* _Given data_:
↓↓↓
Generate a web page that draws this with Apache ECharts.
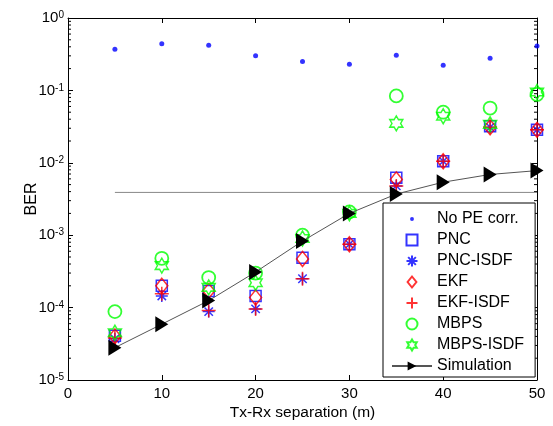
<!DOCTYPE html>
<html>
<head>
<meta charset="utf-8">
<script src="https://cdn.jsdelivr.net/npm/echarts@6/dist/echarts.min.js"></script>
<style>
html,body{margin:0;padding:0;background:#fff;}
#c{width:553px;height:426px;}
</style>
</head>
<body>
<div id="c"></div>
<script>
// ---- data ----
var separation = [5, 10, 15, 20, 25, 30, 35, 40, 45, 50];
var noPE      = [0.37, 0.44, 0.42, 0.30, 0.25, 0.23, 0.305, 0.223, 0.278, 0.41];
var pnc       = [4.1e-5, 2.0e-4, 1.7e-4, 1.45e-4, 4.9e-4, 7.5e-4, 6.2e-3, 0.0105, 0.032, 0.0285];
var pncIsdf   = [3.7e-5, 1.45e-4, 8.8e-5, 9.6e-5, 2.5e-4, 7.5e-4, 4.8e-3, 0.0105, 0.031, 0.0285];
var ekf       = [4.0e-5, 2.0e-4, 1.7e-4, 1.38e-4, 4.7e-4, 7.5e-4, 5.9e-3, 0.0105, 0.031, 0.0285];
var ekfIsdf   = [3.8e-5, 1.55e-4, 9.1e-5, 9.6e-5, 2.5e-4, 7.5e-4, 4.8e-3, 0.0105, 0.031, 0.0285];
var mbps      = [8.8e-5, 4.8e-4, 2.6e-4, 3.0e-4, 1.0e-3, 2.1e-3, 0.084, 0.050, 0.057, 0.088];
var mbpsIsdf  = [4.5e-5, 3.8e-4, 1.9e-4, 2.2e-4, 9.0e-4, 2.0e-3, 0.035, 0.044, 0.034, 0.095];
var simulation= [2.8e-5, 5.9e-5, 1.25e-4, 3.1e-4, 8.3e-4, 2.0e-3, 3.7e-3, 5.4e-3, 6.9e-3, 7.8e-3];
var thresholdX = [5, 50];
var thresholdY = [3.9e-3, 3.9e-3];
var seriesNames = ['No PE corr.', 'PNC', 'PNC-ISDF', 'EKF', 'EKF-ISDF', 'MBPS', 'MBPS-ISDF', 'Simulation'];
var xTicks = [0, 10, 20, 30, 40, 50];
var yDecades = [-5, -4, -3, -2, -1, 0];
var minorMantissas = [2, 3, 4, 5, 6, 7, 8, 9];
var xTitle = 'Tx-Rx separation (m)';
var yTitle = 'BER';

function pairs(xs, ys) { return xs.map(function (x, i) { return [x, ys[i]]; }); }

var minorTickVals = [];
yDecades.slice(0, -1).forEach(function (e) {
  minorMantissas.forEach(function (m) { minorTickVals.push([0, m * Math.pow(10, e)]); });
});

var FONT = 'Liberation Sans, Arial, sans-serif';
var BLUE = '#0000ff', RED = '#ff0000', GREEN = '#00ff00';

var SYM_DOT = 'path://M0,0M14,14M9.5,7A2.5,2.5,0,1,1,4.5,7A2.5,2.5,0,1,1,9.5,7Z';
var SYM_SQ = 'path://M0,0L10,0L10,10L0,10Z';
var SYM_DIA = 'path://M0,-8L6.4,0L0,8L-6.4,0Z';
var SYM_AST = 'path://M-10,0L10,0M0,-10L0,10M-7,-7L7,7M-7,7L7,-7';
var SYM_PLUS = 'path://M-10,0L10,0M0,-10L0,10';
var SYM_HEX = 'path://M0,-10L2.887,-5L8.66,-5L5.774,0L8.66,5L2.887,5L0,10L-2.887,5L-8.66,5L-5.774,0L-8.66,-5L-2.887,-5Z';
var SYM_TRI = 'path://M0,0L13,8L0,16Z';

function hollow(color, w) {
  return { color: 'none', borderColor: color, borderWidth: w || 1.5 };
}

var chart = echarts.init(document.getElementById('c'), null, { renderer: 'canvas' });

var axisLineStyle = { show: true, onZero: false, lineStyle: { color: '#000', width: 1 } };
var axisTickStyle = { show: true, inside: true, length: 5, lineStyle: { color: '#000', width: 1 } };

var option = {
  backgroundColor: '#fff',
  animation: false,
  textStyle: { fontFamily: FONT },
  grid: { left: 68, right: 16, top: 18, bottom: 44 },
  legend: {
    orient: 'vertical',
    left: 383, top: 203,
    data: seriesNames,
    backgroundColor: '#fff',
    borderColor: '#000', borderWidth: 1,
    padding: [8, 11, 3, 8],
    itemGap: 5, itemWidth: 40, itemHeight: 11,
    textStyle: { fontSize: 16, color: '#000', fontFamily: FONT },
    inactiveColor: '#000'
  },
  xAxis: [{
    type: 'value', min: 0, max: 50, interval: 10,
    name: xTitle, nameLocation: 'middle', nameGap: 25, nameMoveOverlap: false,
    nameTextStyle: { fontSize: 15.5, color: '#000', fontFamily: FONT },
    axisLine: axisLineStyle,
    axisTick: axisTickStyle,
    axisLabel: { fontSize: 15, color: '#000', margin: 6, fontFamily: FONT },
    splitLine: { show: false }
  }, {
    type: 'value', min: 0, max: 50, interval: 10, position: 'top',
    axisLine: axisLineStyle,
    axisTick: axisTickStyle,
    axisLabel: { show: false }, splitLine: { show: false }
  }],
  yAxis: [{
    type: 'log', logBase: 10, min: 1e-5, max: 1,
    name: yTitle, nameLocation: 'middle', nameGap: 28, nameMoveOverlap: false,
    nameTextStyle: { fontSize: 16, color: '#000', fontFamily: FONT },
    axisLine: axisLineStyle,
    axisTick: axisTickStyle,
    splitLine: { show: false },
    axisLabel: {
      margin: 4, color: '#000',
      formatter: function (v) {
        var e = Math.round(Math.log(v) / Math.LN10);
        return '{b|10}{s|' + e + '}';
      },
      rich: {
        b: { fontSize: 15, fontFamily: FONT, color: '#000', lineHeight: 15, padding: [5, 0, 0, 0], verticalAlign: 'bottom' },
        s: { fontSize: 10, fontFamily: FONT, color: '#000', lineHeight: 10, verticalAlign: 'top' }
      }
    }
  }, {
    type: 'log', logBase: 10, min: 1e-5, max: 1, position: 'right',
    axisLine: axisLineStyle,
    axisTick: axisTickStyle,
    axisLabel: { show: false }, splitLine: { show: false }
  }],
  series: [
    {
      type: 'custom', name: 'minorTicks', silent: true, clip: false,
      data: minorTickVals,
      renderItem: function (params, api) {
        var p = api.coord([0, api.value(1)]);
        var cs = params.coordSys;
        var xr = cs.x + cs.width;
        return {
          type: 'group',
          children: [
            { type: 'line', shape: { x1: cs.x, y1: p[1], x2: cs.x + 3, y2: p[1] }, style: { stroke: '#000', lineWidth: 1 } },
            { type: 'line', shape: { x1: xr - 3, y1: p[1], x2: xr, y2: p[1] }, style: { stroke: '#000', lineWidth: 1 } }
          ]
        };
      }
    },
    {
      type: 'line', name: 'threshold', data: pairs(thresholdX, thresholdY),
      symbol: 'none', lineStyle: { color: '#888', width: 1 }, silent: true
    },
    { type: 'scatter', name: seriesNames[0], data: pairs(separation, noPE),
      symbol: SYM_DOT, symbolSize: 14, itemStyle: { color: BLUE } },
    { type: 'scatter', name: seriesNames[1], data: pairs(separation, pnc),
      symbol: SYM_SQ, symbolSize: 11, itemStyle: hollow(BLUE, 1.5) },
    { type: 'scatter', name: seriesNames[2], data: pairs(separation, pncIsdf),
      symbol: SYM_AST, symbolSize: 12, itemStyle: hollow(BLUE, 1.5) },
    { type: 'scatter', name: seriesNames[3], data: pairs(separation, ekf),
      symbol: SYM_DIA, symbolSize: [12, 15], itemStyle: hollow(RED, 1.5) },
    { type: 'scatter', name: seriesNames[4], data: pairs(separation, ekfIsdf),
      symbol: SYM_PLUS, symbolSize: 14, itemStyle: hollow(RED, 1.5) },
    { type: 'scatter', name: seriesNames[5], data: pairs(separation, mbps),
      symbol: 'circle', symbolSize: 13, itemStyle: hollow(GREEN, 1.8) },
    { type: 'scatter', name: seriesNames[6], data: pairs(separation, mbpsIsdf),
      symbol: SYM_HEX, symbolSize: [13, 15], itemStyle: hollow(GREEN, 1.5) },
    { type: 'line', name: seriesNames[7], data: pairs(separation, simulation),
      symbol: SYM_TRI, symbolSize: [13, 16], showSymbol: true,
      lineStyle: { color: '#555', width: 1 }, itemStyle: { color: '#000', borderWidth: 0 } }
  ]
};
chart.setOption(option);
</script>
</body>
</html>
↑↑↑
* _Exercise_: Without the pictures, please reproduce each line of the listing above exactly, from the first one through the line bearing "var BLUE = '#0000ff', RED".

* _Finished answer_:
Generate a web page that draws this with Apache ECharts.
<!DOCTYPE html>
<html>
<head>
<meta charset="utf-8">
<script src="https://cdn.jsdelivr.net/npm/echarts@6/dist/echarts.min.js"></script>
<style>
html,body{margin:0;padding:0;background:#fff;}
#c{width:553px;height:426px;}
</style>
</head>
<body>
<div id="c"></div>
<script>
// ---- data ----
var separation = [5, 10, 15, 20, 25, 30, 35, 40, 45, 50];
var noPE      = [0.37, 0.44, 0.42, 0.30, 0.25, 0.23, 0.305, 0.223, 0.278, 0.41];
var pnc       = [4.1e-5, 2.0e-4, 1.7e-4, 1.45e-4, 4.9e-4, 7.5e-4, 6.2e-3, 0.0105, 0.032, 0.0285];
var pncIsdf   = [3.7e-5, 1.45e-4, 8.8e-5, 9.6e-5, 2.5e-4, 7.5e-4, 4.8e-3, 0.0105, 0.031, 0.0285];
var ekf       = [4.0e-5, 2.0e-4, 1.7e-4, 1.38e-4, 4.7e-4, 7.5e-4, 5.9e-3, 0.0105, 0.031, 0.0285];
var ekfIsdf   = [3.8e-5, 1.55e-4, 9.1e-5, 9.6e-5, 2.5e-4, 7.5e-4, 4.8e-3, 0.0105, 0.031, 0.0285];
var mbps      = [8.8e-5, 4.8e-4, 2.6e-4, 3.0e-4, 1.0e-3, 2.1e-3, 0.084, 0.050, 0.057, 0.088];
var mbpsIsdf  = [4.5e-5, 3.8e-4, 1.9e-4, 2.2e-4, 9.0e-4, 2.0e-3, 0.035, 0.044, 0.034, 0.095];
var simulation= [2.8e-5, 5.9e-5, 1.25e-4, 3.1e-4, 8.3e-4, 2.0e-3, 3.7e-3, 5.4e-3, 6.9e-3, 7.8e-3];
var thresholdX = [5, 50];
var thresholdY = [3.9e-3, 3.9e-3];
var seriesNames = ['No PE corr.', 'PNC', 'PNC-ISDF', 'EKF', 'EKF-ISDF', 'MBPS', 'MBPS-ISDF', 'Simulation'];
var xTicks = [0, 10, 20, 30, 40, 50];
var yDecades = [-5, -4, -3, -2, -1, 0];
var minorMantissas = [2, 3, 4, 5, 6, 7, 8, 9];
var xTitle = 'Tx-Rx separation (m)';
var yTitle = 'BER';

function pairs(xs, ys) { return xs.map(function (x, i) { return [x, ys[i]]; }); }

var minorTickVals = [];
yDecades.slice(0, -1).forEach(function (e) {
  minorMantissas.forEach(function (m) { minorTickVals.push([0, m * Math.pow(10, e)]); });
});

var FONT = 'Liberation Sans, Arial, sans-serif';
var BLUE = '#0000ff', RED = '#ff0000', GREEN = '#00ff00';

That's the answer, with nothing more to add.